Treat this as an interoperability proof point, not a market structure shift. If concentration risk matters to you, watch the share of accounts hosted outside Bluesky over time rather than the existence of a few successful migrations.
A Bluesky account can move its stored data to another PDS without changing the app people use to interact with it. Following an account is just writing a record against that identity, so links into bsky.app still work even when the account is hosted elsewhere. That is a practical usability win because migration does not require dragging users onto a new client at the same time.
When assessing migration risk, split user experience from backend custody. You may be able to change hosting providers or jurisdiction first, then decide later whether you also need a different app surface.
AT Protocol is built to replicate public data widely, which is great for resilience and third-party app access but bad for anyone expecting privacy from where the data is hosted. That means a Europe-based PDS can improve control over operators and legal exposure, yet it does not change the fact that public posts are designed to spread across the network. Calling this a sovereignty move is fair. Calling it a privacy move is not.
Do not use AT Protocol for workflows where confidentiality is the goal. If your organization needs social reach and public archiveability, it fits. If you need private communications or limited disclosure, use a different system.
A former Inrupt SDK team member said AT Protocol delivered much of the user-portability vision people wanted from Tim Berners-Lee’s Solid, but without the adoption drag of RDF and JSON-LD. That frames this story as part of a longer pattern. The technical architecture that wins is often the one that asks less of developers, not the one with the most ambitious semantic model.

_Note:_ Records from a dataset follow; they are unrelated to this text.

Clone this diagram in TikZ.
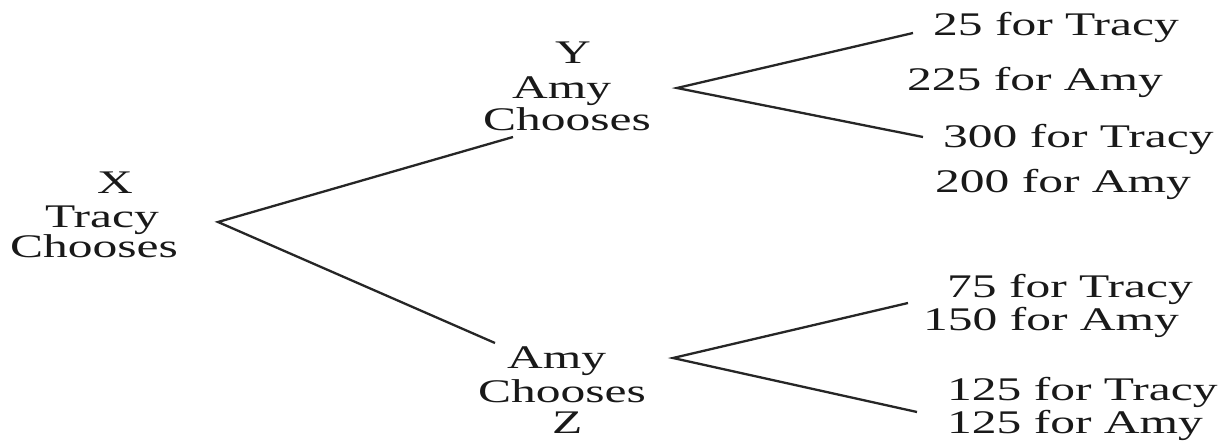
\documentclass[tikz,border=0pt]{standalone}
\usepackage{fontspec}
\setmainfont{Liberation Serif}[FakeStretch=1.5]
\begin{document}
\begin{tikzpicture}[x=1pt,y=-1pt,
  lbl/.style={anchor=base west,inner sep=0pt,text=black!90,
              font=\fontsize{33pt}{30pt}\selectfont},
  branch/.style={line width=2.3pt,draw=black!85}]
\useasboundingbox[fill=white] (0,0) rectangle (1222,442);

% root decision: Tracy
\node[lbl] (x1) at (97,193) {X};
\node[lbl] (x2) at (45,227) {Tracy};
\node[lbl] (x3) at (10,257) {Chooses};

% upper decision: Amy at Y
\node[lbl] (y1) at (555,63) {Y};
\node[lbl] (y2) at (512,98) {Amy};
\node[lbl] (y3) at (483,130) {Chooses};

% lower decision: Amy at Z
\node[lbl] (z1) at (507,368) {Amy};
\node[lbl] (z2) at (478,402) {Chooses};
\node[lbl] (z3) at (552,433) {Z};

% payoffs
\node[lbl] (p1) at (933,35)  {25 for Tracy};
\node[lbl] (p2) at (907,90)  {225 for Amy};
\node[lbl] (p3) at (943,147) {300 for Tracy};
\node[lbl] (p4) at (935,192) {200 for Amy};
\node[lbl] (p5) at (947,297) {75 for Tracy};
\node[lbl] (p6) at (923,330) {150 for Amy};
\node[lbl] (p7) at (947,400) {125 for Tracy};
\node[lbl] (p8) at (947,433) {125 for Amy};

% branch points
\coordinate (xr) at (218,222);
\coordinate (ya) at (513,137);
\coordinate (za) at (495,343);
\coordinate (yr) at (677,88);
\coordinate (yu) at (913,33);
\coordinate (yd) at (923,137);
\coordinate (zr) at (673,358);
\coordinate (zu) at (908,303);
\coordinate (zd) at (917,412);

\draw[branch] (ya) -- (xr) -- (za);
\draw[branch] (yu) -- (yr) -- (yd);
\draw[branch] (zu) -- (zr) -- (zd);
\end{tikzpicture}
\end{document}
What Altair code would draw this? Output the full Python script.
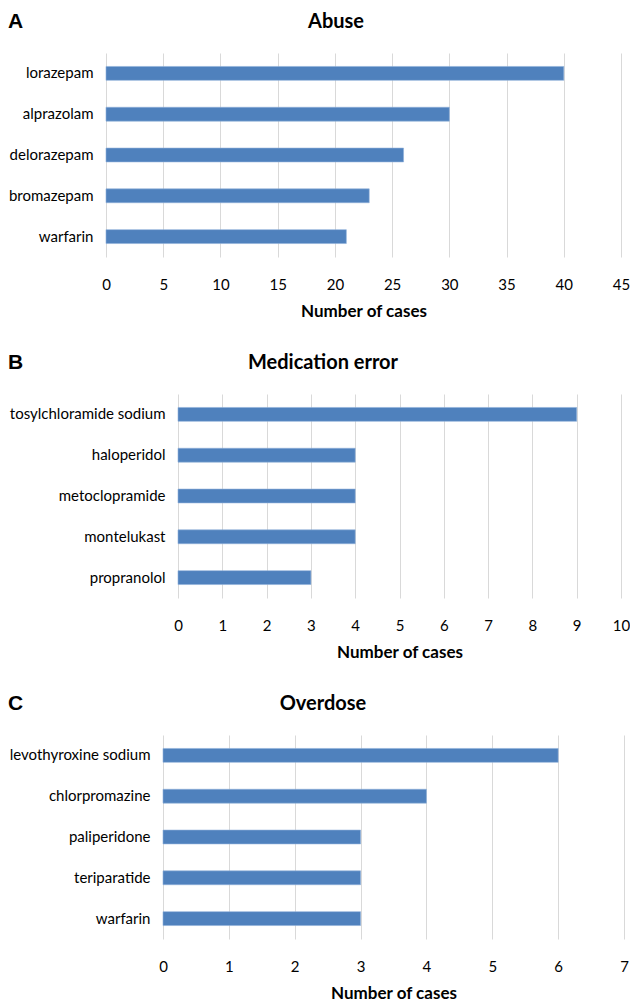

If you are betting on open identity or data portability, inspect the implementation burden as hard as the governance story. Developer friction can kill a standards effort long before the principles do.
People doing infrastructure work said there is real demand from European public and quasi-public bodies to move services off US clouds or at least map dependencies on US providers. The work exists, but it sounds messy. Expect layers of contractors, vague specs, and slow approvals. The notable part is that hands-on Linux and self-hosting experience is becoming commercially valuable again because cloud-only operators often lack the skills needed for repatriation.
If you sell infrastructure services in Europe, package migration and dependency-audit offerings now. Teams with practical operations experience can turn sovereignty concerns into near-term revenue, especially outside pure software companies.
For organizations that mainly want an independently run social presence, moving Bluesky hosting can look like solving the wrong problem. Starting a Mastodon server gives you direct control on a network already built around many independently operated instances, instead of relying on an ecosystem where Bluesky still dominates hosting and user attention.
Before investing in AT Protocol migration, compare it against the simpler path of adopting an already federated network. The better choice depends on whether you value Bluesky’s audience more than cleaner independence.
Claims that decentralized infrastructure is mainly built by VC-backed companies drew skepticism. Several people pointed instead to nonprofit governance as the sturdier home for digital commons, citing Internet Archive, Let’s Encrypt, ICANN, and the Linux Foundation. The useful correction is not that companies are irrelevant. It is that governance and control matter more than where early funding came from when you are trying to prevent future capture.
When evaluating “open” platforms, look past protocol claims and startup funding narratives. Ask which entity can change the rules, who controls the assets if the company is sold, and whether key infrastructure sits behind a mission-locked institution.